Police cracking down on child porn

? Investigators process more than 300 child porn cases at the FBI’s Heart of America Regional Computer Forensics Lab every year.

The lab and Project Safe Childhood, a federal program, are instrumental in prosecuting people found with the illegal images, said Kim Martin, assistant United States attorney.

“We’ve gotten bigger, tougher, stronger laws federally for this type of case and really have gone the extra mile to try to put some teeth in these laws, to help protect the children,” Martin said.

The lab, 4150 N. Mulberry Drive, has been around for about five years and also trains a few thousand officers in the area each year in how to investigate child porn cases.

Two officers from the Lawrence Police Department have been through the training.

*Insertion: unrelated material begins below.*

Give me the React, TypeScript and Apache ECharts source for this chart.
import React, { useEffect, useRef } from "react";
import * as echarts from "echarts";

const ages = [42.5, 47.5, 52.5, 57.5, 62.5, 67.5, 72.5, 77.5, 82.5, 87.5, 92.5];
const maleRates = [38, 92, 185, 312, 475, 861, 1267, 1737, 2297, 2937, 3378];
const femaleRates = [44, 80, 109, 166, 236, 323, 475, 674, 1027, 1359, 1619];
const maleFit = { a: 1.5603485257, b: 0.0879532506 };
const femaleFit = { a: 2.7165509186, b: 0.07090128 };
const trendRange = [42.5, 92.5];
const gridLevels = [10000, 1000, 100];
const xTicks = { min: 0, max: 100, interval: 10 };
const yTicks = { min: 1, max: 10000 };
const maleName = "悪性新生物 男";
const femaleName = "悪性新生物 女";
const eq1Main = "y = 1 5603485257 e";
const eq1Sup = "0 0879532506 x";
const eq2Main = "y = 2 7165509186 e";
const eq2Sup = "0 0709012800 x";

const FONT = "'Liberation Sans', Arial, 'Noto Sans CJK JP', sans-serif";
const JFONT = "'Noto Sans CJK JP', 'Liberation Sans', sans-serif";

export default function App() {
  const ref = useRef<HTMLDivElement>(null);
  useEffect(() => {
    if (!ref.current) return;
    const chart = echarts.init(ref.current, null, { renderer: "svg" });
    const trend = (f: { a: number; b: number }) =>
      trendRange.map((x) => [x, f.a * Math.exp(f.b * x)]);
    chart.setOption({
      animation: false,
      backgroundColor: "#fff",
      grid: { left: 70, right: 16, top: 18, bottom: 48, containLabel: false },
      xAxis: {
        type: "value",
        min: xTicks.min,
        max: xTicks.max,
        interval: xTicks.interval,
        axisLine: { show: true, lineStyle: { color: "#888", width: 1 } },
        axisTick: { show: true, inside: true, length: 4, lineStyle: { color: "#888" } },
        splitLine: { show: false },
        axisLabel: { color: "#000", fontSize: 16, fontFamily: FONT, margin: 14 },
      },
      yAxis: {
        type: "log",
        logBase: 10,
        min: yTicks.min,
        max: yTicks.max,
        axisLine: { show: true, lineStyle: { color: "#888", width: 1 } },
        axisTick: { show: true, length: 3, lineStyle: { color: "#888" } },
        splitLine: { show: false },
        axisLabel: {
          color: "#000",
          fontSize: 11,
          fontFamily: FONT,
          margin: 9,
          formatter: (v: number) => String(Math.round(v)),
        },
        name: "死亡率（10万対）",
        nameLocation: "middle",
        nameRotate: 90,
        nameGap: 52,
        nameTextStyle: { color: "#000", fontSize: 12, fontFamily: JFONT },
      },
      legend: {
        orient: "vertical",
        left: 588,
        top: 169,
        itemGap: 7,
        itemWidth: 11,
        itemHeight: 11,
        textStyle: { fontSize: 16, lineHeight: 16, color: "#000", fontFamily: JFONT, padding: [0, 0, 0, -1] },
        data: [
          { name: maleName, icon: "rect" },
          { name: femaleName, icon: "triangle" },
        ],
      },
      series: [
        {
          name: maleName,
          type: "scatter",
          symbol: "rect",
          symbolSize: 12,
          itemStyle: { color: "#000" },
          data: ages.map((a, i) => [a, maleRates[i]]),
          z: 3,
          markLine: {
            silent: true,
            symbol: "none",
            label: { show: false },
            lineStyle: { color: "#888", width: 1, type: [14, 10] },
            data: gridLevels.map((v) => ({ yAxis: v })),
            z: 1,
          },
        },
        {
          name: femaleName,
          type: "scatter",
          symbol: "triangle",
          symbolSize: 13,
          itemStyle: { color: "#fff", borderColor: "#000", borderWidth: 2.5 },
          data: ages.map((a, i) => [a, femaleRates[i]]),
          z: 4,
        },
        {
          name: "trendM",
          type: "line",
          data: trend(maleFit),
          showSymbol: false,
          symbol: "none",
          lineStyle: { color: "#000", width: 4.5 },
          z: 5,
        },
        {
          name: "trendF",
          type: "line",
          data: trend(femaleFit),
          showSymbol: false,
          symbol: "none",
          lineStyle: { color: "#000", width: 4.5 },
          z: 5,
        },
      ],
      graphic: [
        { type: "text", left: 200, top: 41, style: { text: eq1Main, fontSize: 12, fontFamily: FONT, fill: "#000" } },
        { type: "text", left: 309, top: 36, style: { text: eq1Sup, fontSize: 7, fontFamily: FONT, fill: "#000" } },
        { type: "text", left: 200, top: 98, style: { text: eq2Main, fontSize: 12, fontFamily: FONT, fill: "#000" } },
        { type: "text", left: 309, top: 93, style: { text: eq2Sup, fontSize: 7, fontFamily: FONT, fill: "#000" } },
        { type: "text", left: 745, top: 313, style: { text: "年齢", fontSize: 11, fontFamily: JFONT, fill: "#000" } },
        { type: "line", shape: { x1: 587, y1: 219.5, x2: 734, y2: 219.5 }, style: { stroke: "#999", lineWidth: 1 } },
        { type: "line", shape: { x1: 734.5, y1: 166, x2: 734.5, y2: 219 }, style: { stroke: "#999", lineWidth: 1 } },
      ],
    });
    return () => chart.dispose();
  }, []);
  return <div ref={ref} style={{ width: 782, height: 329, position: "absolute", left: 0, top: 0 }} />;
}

It was that agency’s computer forensics work that helped Martin successfully prosecute Richard McNett, of Lawrence.

McNett recently pleaded guilty to having more than 13,000 child porn images. His wife became concerned when he kept locking himself in a room with a computer, a spokesman for U.S. Attorney Eric Melgren said. McNett faces 10 years in federal prison and a $250,000 fine.

Martin, who prosecutes federal cases in Kansas, wasn’t able to talk about specifics of the case. But, she said most child porn is more outrageous than you might think.

“These are not adults made to look like children, dressed up to look like underage children,” she said. “These are real children being forced into graphic sexual situations.”

Martin said child pornography is a tremendous problem, but she’s hopeful work on the federal and local levels will help bring the illegal activity to an end.